Keep motivating!

Whilst watch my favourite family film this Christmas, Scrooge (the wonderful Alastair Sim's version), I could not help but reflect on its lessons to us from an employment perspective. 

Let’s start with Ebenezer Scrooge himself, a man obsessed with money who treats his poor employee Bob Cratchit badly and his only significant relationships are destroyed by his greed and indifference. There is a lovely scene in the film where the spirit takes him back to his youth and he revisits a Christmas party held by his previous employer Mr Fezziwig who manages to keep all the staff happy with a party and celebrations all round. Scrooge remembers how little money it took to create a sense of comradeship and unity. It made me wonder what employers who do not have much money to spare will be doing to motivate staff to higher performance in the next year.

How people feel about their jobs and their workplace determines how motivated they are and we all know that there is a clear link between job satisfaction and productivity. Job satisfaction depends on a number of things such as tangible rewards like pay and benefits, which means that employers will have to ensure that they set the right pay rates and staff incentive schemes for their industries and sectors.

Job satisfaction also depends very much on the culture of the organisation the things that make you proud to be part of the team. There are many things that motivate people: 


  • Interesting and varied work
  • High quality training and development. Encouragement to study for professional qualifications
  • A culture where staff can talk to their managers openly and honestly
  • Authentic management and leadership which is consistent and genuine
  • Respect for appropriate work life balance. Offering the opportunity for flexible working
  • Fairness at work including promoting equality and diversity
  • Proactive and regular communication
  • Regular appraisal of performance and feedback, recognising the contribution of staff
  • Asking for feedback from staff, getting their views on the business
  • Recognition and reward for ideas
  • The chance to socialise with colleagues on a regular basis. 

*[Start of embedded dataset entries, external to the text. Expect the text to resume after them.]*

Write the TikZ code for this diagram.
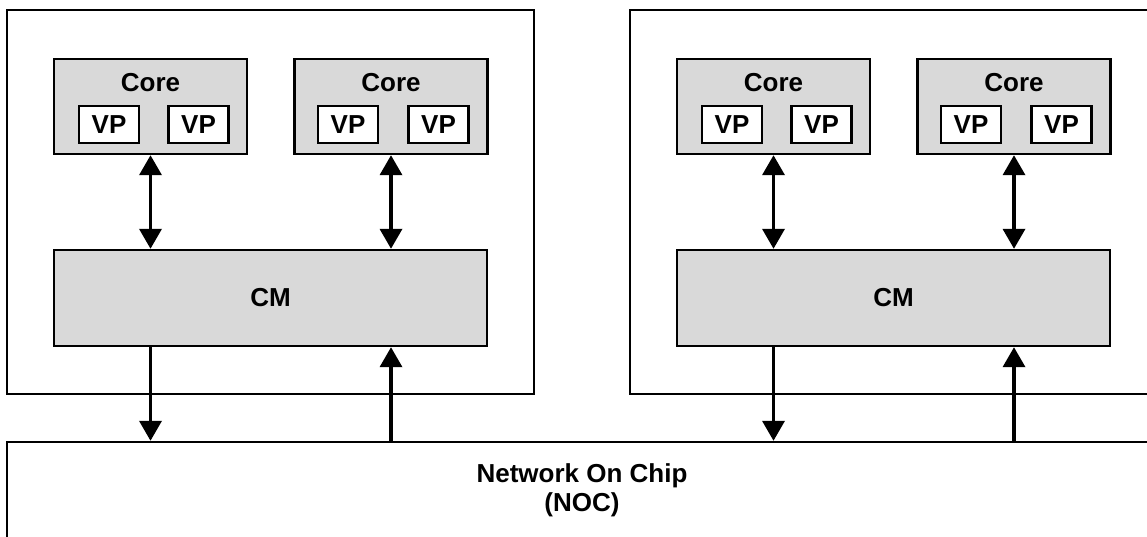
\documentclass[tikz,border=0pt]{standalone}
\usepackage{fontspec}
\setmainfont{Liberation Sans}
\usetikzlibrary{arrows.meta}

\begin{document}
\begin{tikzpicture}[x=1pt, y=-1pt,
  every node/.style={font=\fontsize{26}{29}\selectfont\bfseries, inner sep=0pt},
  box/.style={draw, line width=2.4pt},
  chipbox/.style={box, minimum width=527pt, minimum height=384pt},
  corebox/.style={box, fill=gray!30, minimum width=193pt, minimum height=95pt},
  vpbox/.style={box, fill=white, minimum width=60pt, minimum height=37pt},
  cmbox/.style={box, fill=gray!30, minimum width=433pt, minimum height=96pt},
  link/.style={line width=3.6pt},
  >={Triangle[width=22pt,length=20pt]}
]
\clip (0,0) rectangle (1147,536);
\node[box, minimum width=1150pt, minimum height=96pt, align=center] (noc) at (582,490) {Network On Chip\\(NOC)};
\foreach \s/\n in {0/L,623/R}{
  \node[chipbox] (chip\n) at (270.5+\s,202) {};
  \node[corebox] (core\n1) at (150.5+\s,106.5) {};
  \node[corebox] (core\n2) at (391+\s,106.5) {};
  \node (core\n1t) at (150.5+\s,83) {Core};
  \node (core\n2t) at (391+\s,83) {Core};
  \node[vpbox] (vp\n1) at (109+\s,124.5) {VP};
  \node[vpbox] (vp\n2) at (198.5+\s,124.5) {VP};
  \node[vpbox] (vp\n3) at (348+\s,124.5) {VP};
  \node[vpbox] (vp\n4) at (438.5+\s,124.5) {VP};
  \node[cmbox] (cm\n) at (270.5+\s,298) {CM};
  \draw[link, <->] (core\n1.south) -- (core\n1.south |- cm\n.north);
  \draw[link, <->] (core\n2.south) -- (core\n2.south |- cm\n.north);
  \draw[link, ->] (core\n1.south |- cm\n.south) -- (core\n1.south |- noc.north);
  \draw[link, <-] (core\n2.south |- cm\n.south) -- (core\n2.south |- noc.north);
}
\end{tikzpicture}
\end{document}
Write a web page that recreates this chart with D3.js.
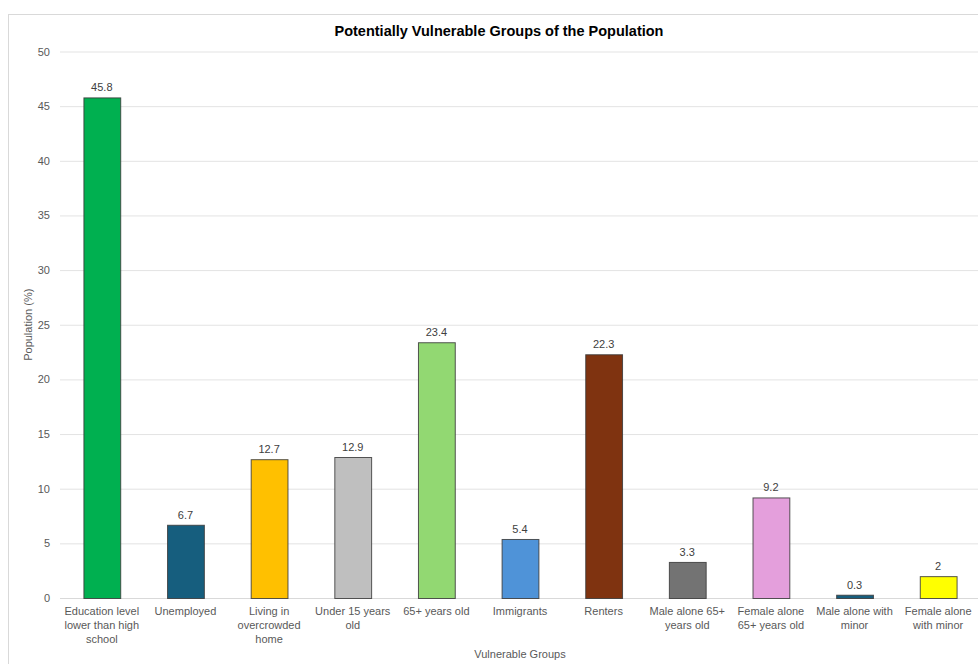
<!DOCTYPE html>
<html>
<head>
<meta charset="utf-8">
<script src="https://cdn.jsdelivr.net/npm/d3@7"></script>
<style>
  html, body { margin: 0; padding: 0; background: #fff; }
  svg { display: block; font-family: "Liberation Sans", Arial, sans-serif; }
</style>
</head>
<body>
<svg id="chart" width="978" height="664"></svg>
<script>
// Category labels (line breaks where the axis label wraps)
const categories = [
  ["Education level", "lower than high", "school"],
  ["Unemployed"],
  ["Living in", "overcrowded", "home"],
  ["Under 15 years", "old"],
  ["65+ years old"],
  ["Immigrants"],
  ["Renters"],
  ["Male alone 65+", "years old"],
  ["Female alone", "65+ years old"],
  ["Male alone with", "minor"],
  ["Female alone", "with minor"]
];
// Share of the population (%)
const values = [45.8, 6.7, 12.7, 12.9, 23.4, 5.4, 22.3, 3.3, 9.2, 0.3, 2];
const barColors = [
  "#00B050", "#165E7E", "#FFC000", "#BFBFBF", "#92D872", "#4F93D8",
  "#7F3310", "#737373", "#E49FDC", "#165E7E", "#FFFF00"
];
const yTicks = [0, 5, 10, 15, 20, 25, 30, 35, 40, 45, 50];

const svg = d3.select("#chart");

// Outer chart frame
svg.append("rect")
  .attr("x", 8.5).attr("y", 14.5)
  .attr("width", 980).attr("height", 660)
  .attr("fill", "#fff").attr("stroke", "#D9D9D9").attr("stroke-width", 1);

const plotLeft = 60, plotRight = 980, plotTop = 51.5, plotBottom = 598;

const x = d3.scaleBand()
  .domain(d3.range(values.length))
  .range([plotLeft, plotRight])
  .paddingInner(0.56)
  .paddingOuter(0.28);

const y = d3.scaleLinear().domain([0, 50]).range([plotBottom, plotTop]);

// Horizontal gridlines + tick labels
const yAxis = d3.axisLeft(y).tickValues(yTicks).tickSize(-(plotRight - plotLeft)).tickPadding(10);
const gy = svg.append("g").attr("transform", `translate(${plotLeft},0)`).call(yAxis);
gy.select(".domain").remove();
gy.selectAll(".tick line").attr("stroke", "#E3E3E3").attr("stroke-width", 1);
gy.selectAll(".tick text")
  .attr("fill", "#595959").attr("font-size", 11);

// Baseline
svg.append("line")
  .attr("x1", plotLeft).attr("x2", plotRight)
  .attr("y1", y(0) + 0.5).attr("y2", y(0) + 0.5)
  .attr("stroke", "#D9D9D9");

// Bars
svg.append("g").selectAll("rect")
  .data(values)
  .join("rect")
  .attr("x", (d, i) => x(i) + 0.5)
  .attr("y", d => y(d) + 0.5)
  .attr("width", x.bandwidth())
  .attr("height", d => y(0) - y(d))
  .attr("fill", (d, i) => barColors[i])
  .attr("stroke", "#3A3A3A")
  .attr("stroke-opacity", 0.85)
  .attr("stroke-width", 1);

// Value labels
svg.append("g").selectAll("text")
  .data(values)
  .join("text")
  .attr("x", (d, i) => x(i) + x.bandwidth() / 2)
  .attr("y", d => y(d) - 6)
  .attr("text-anchor", "middle")
  .attr("font-size", 11)
  .attr("fill", "#404040")
  .text(d => d);

// Category labels
const cat = svg.append("g").selectAll("text")
  .data(categories)
  .join("text")
  .attr("x", (d, i) => x(i) + x.bandwidth() / 2)
  .attr("y", 615)
  .attr("text-anchor", "middle")
  .attr("font-size", 11)
  .attr("fill", "#595959");
cat.selectAll("tspan")
  .data(d => d)
  .join("tspan")
  .attr("x", function () { return d3.select(this.parentNode).attr("x"); })
  .attr("dy", (d, j) => j === 0 ? 0 : 14)
  .text(d => d);

// Title
svg.append("text")
  .attr("x", 499).attr("y", 36)
  .attr("text-anchor", "middle")
  .attr("font-size", 14.5).attr("font-weight", "bold")
  .attr("fill", "#000")
  .text("Potentially Vulnerable Groups of the Population");

// Axis titles
svg.append("text")
  .attr("transform", `translate(32,${(plotTop + plotBottom) / 2}) rotate(-90)`)
  .attr("text-anchor", "middle")
  .attr("font-size", 11)
  .attr("fill", "#595959")
  .text("Population (%)");

svg.append("text")
  .attr("x", 520).attr("y", 658)
  .attr("text-anchor", "middle")
  .attr("font-size", 11)
  .attr("fill", "#595959")
  .text("Vulnerable Groups");
</script>
</body>
</html>
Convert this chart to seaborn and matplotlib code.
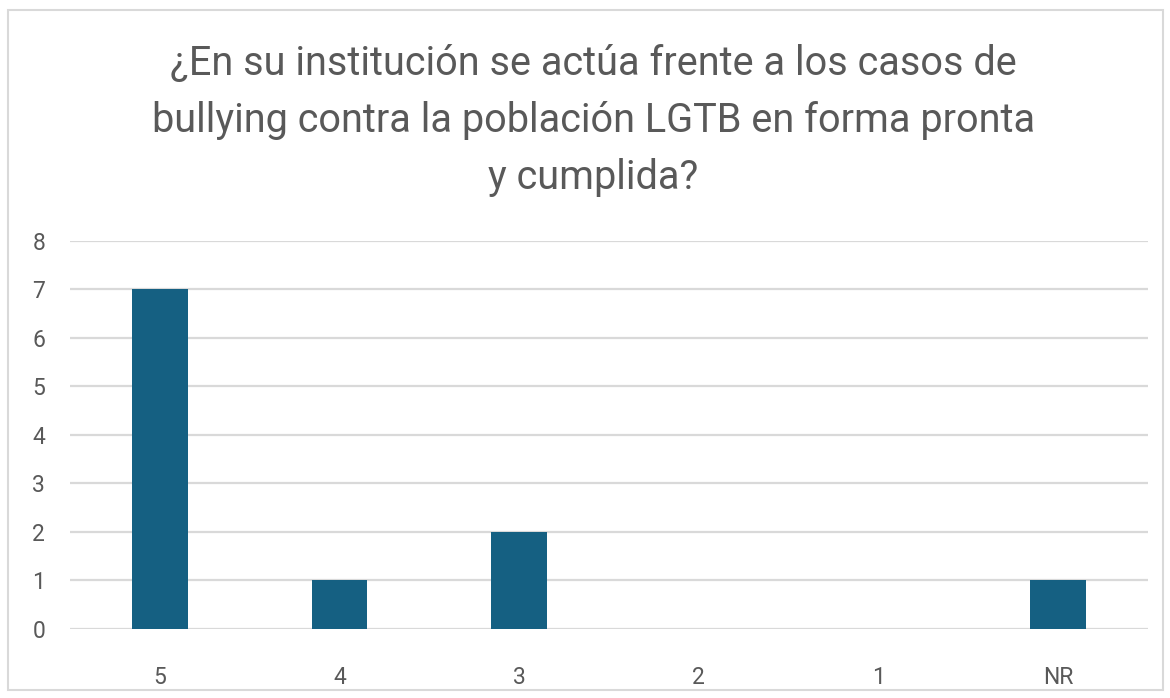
import pandas as pd
import matplotlib.pyplot as plt
import seaborn as sns
from matplotlib.patches import Rectangle

# --- datos ---
categorias = ['5', '4', '3', '2', '1', 'NR']
respuestas = [7, 1, 2, 0, 0, 1]
titulo = ('¿En su institución se actúa frente a los casos de\n'
          'bullying contra la población LGTB en forma pronta\n'
          'y cumplida?')

df = pd.DataFrame({'Respuesta': categorias, 'Frecuencia': respuestas})

sns.set_theme(style='white')
plt.rcParams['font.family'] = ['Roboto', 'DejaVu Sans']

fig = plt.figure(figsize=(11.70, 6.98), dpi=100)
ax = fig.add_axes([0.060, 0.099, 0.921, 0.556])

sns.barplot(data=df, x='Respuesta', y='Frecuencia', order=categorias,
            color='#156082', saturation=1, width=0.31, ax=ax, zorder=3,
            linewidth=0)

ax.set_xlim(-0.5, 5.5)
ax.set_ylim(0, 8)
ax.set_yticks(range(0, 9))
ax.grid(axis='y', color='#d9d9d9', linewidth=1.6, zorder=0)
ax.set_axisbelow(True)
for s in ax.spines.values():
    s.set_visible(False)
ax.set_xlabel('')
ax.set_ylabel('')
ax.tick_params(axis='both', length=0, labelsize=16.5, labelcolor='#595959')
ax.tick_params(axis='x', pad=27)
ax.tick_params(axis='y', pad=18)

fig.text(0.507, 0.828, titulo, ha='center', va='center', fontsize=28.5,
         color='#595959', linespacing=1.58)

# marco del gráfico
fig.patches.append(Rectangle((0.007, 0.012), 0.987, 0.973, transform=fig.transFigure,
                             fill=False, edgecolor='#d9d9d9', linewidth=1.5))

plt.savefig('out.png', dpi=100)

Most of all it’s the simple human interactions that make a difference. The leader who recognises their staff and knows a bit about them: the organisation who decide that the small extra cost of providing free tea and coffee is worth it: the security guard that says hello with a smile. At one organisation I worked at my Chief Executive had an uncanny ability to know when we were really tired and fed up and would appear in the office and say “Right, feels to me like a night out is in order “. He understood his people, he knew we would work loyally for him and the organisation and that big bonus payments were not going to happen but the occasional night out with the team did the trick. I still also treasure a handwritten note sent to me by a very senior member of Government when I achieved an award. It was sent to me the day after the awards when the results were public. This person was so busy and had such an important job that I could not believe that the time was taken to write to me (and it was written not typed by a staff officer).  It made my day, my week and frankly my year! 

Little acts of kindness and recognition go a long long way.  What do you do in your organisation to keep motivation levels high?